Meetings of the Psychoanalytic Association of New York

Martin D. Davis

DISCUSSION: Dr. Edward Liss compared the role of the analyst with that of the educator, emphasizing their similarities yet recognizing a major difference in the analyst's concern with the unconscious. He outlined briefly the history of the development of learning theories in various cultures from early times to their culmination in the contributions of Freud and Dewey, and called attention to some little-recognized links between the fields of education and psychoanalysis. Dr. Liss stressed the need for greater interdisciplinary communication, citing, in particular, the American Psychiatric Association Panel Discussion on Memory, and the work of John Dollard.

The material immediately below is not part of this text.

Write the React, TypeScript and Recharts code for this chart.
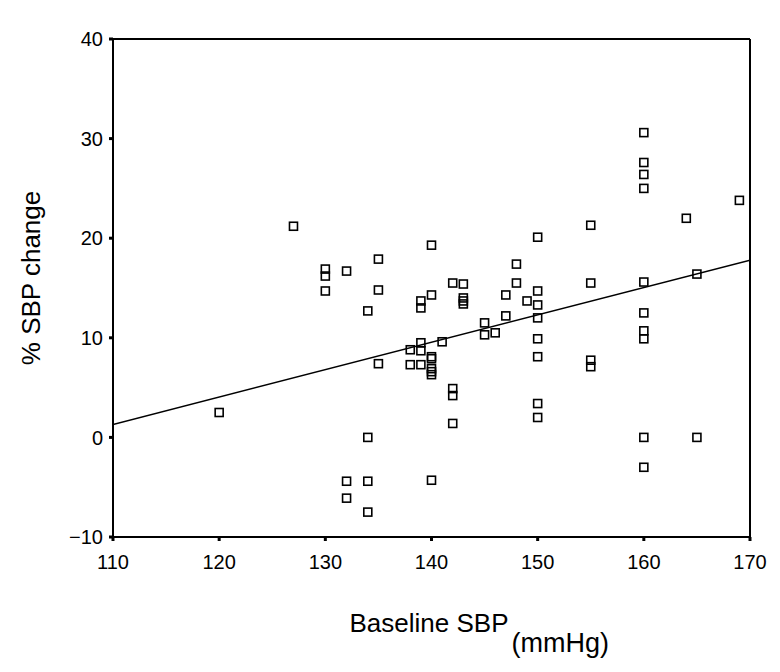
import React from "react";
import {
  ScatterChart,
  Scatter,
  XAxis,
  YAxis,
  ReferenceLine,
  Label
} from "recharts";

// baseline SBP (mmHg) of each subject
const baselineSBP = [
  120, 127, 130, 130, 130, 132, 132, 132, 134, 134, 134, 134, 135, 135, 135,
  138, 138, 139, 139, 139, 139, 139, 140, 140, 140, 140, 140, 140, 140, 140,
  141, 142, 142, 142, 142, 143, 143, 143, 143, 145, 145, 146, 147, 147, 148,
  148, 149, 150, 150, 150, 150, 150, 150, 150, 150, 155, 155, 155, 155, 160,
  160, 160, 160, 160, 160, 160, 160, 160, 160, 164, 165, 165, 169
];

// % SBP change of each subject
const sbpChange = [
  2.5, 21.2, 16.9, 16.2, 14.7, 16.7, -4.4, -6.1, 12.7, 0, -4.4, -7.5, 17.9, 14.8, 7.4,
  8.8, 7.3, 13.7, 13.0, 9.5, 8.7, 7.3, 19.3, 14.3, 8.1, 7.9, 6.9, 6.6, 6.3, -4.3,
  9.6, 15.5, 4.9, 4.2, 1.4, 15.4, 14.0, 13.7, 13.4, 11.5, 10.3, 10.5, 14.3, 12.2, 17.4,
  15.5, 13.7, 20.1, 14.7, 13.3, 12.0, 9.9, 8.1, 3.4, 2.0, 21.3, 15.5, 7.75, 7.1, 30.6,
  27.6, 26.4, 25.0, 15.6, 12.5, 10.7, 9.9, 0, -3.0, 22.0, 16.4, 0, 23.8
];

// fitted line ends
const fitX = [110, 170];
const fitY = [1.3, 17.8];

const xTicks = [110, 120, 130, 140, 150, 160, 170];
const yTicks = [-10, 0, 10, 20, 30, 40];

const points = baselineSBP.map((x, i) => ({ x, y: sbpChange[i] }));
const fitLine = fitX.map((x, i) => ({ x, y: fitY[i] }));

const FONT = "'Liberation Sans', Arial, sans-serif";

const SquareDot = (props: any) => {
  const { cx, cy } = props;
  if (cx == null || cy == null) return null;
  return (
    <rect
      x={cx - 4}
      y={cy - 4}
      width={8}
      height={8}
      fill="none"
      stroke="#000"
      strokeWidth={1.6}
    />
  );
};

const XLabel = (props: any) => {
  const vb = props.viewBox || {};
  const cx = vb.x + vb.width / 2;
  return (
    <text fontFamily={FONT} fill="#000">
      <tspan x={cx - 82} y={632} fontSize={26}>
        Baseline SBP
      </tspan>
      <tspan x={cx + 80} y={652} fontSize={27}>
        (mmHg)
      </tspan>
    </text>
  );
};

const YLabel = () => (
  <text
    x={40}
    y={278}
    transform="rotate(-90 40 278)"
    textAnchor="middle"
    fontFamily={FONT}
    fontSize={26}
    fill="#000"
  >
    % SBP change
  </text>
);

export default function App() {
  return (
    <div style={{ position: "absolute", left: 0, top: 0, background: "#fff" }}>
      <ScatterChart
        width={780}
        height={672}
        margin={{ top: 39, right: 30, bottom: 95, left: 53 }}
      >
        <XAxis
          type="number"
          dataKey="x"
          domain={[110, 170]}
          ticks={xTicks}
          height={40}
          stroke="#000"
          axisLine={{ stroke: "#000", strokeWidth: 2 }}
          tickLine={{ stroke: "#000", strokeWidth: 3 }}
          tickSize={4}
          tickMargin={14}
          tick={{ fill: "#000", fontSize: 20, fontFamily: FONT }}
          allowDataOverflow
        >
          <Label content={<XLabel />} />
        </XAxis>
        <YAxis
          type="number"
          dataKey="y"
          domain={[-10, 40]}
          ticks={yTicks}
          width={60}
          stroke="#000"
          axisLine={{ stroke: "#000", strokeWidth: 2 }}
          tickLine={{ stroke: "#000", strokeWidth: 3 }}
          tickSize={4}
          tickMargin={6}
          tick={{ fill: "#000", fontSize: 20, fontFamily: FONT }}
          tickFormatter={(v: number) => String(v).replace("-", "\u2212")}
          allowDataOverflow
        >
          <Label content={<YLabel />} />
        </YAxis>
        <ReferenceLine y={40} stroke="#000" strokeWidth={2} />
        <ReferenceLine x={170} stroke="#000" strokeWidth={2} />
        <Scatter
          data={fitLine}
          line={{ stroke: "#000", strokeWidth: 1.5 }}
          shape={() => null}
          isAnimationActive={false}
        />
        <Scatter data={points} shape={<SquareDot />} isAnimationActive={false} />
      </ScatterChart>
    </div>
  );
}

He presented excerpts from the autobiography of Chateaubriand which exemplify that a high degree of intellectual development need not necessarily bring happiness either to its possessor or to his environment, and he compared certain learning difficulties to delinquency, suggesting that when the learning institution becomes a threat, the fault may lie with the parent surrogate (teacher), with the sibling surrogate (student), or with the symbols which are being used. Hence the educator, in order to prevent neurotic interferences with learning, must respond to the student on many levels.

Dr. Gustav Bychowski made the additional suggestion that the ego of the learner, when filled with preconceived ideas or unconscious introjects, may behave as though it opposed being filled with new contents and must rid itself of these false introjects before new knowledge can be acquired.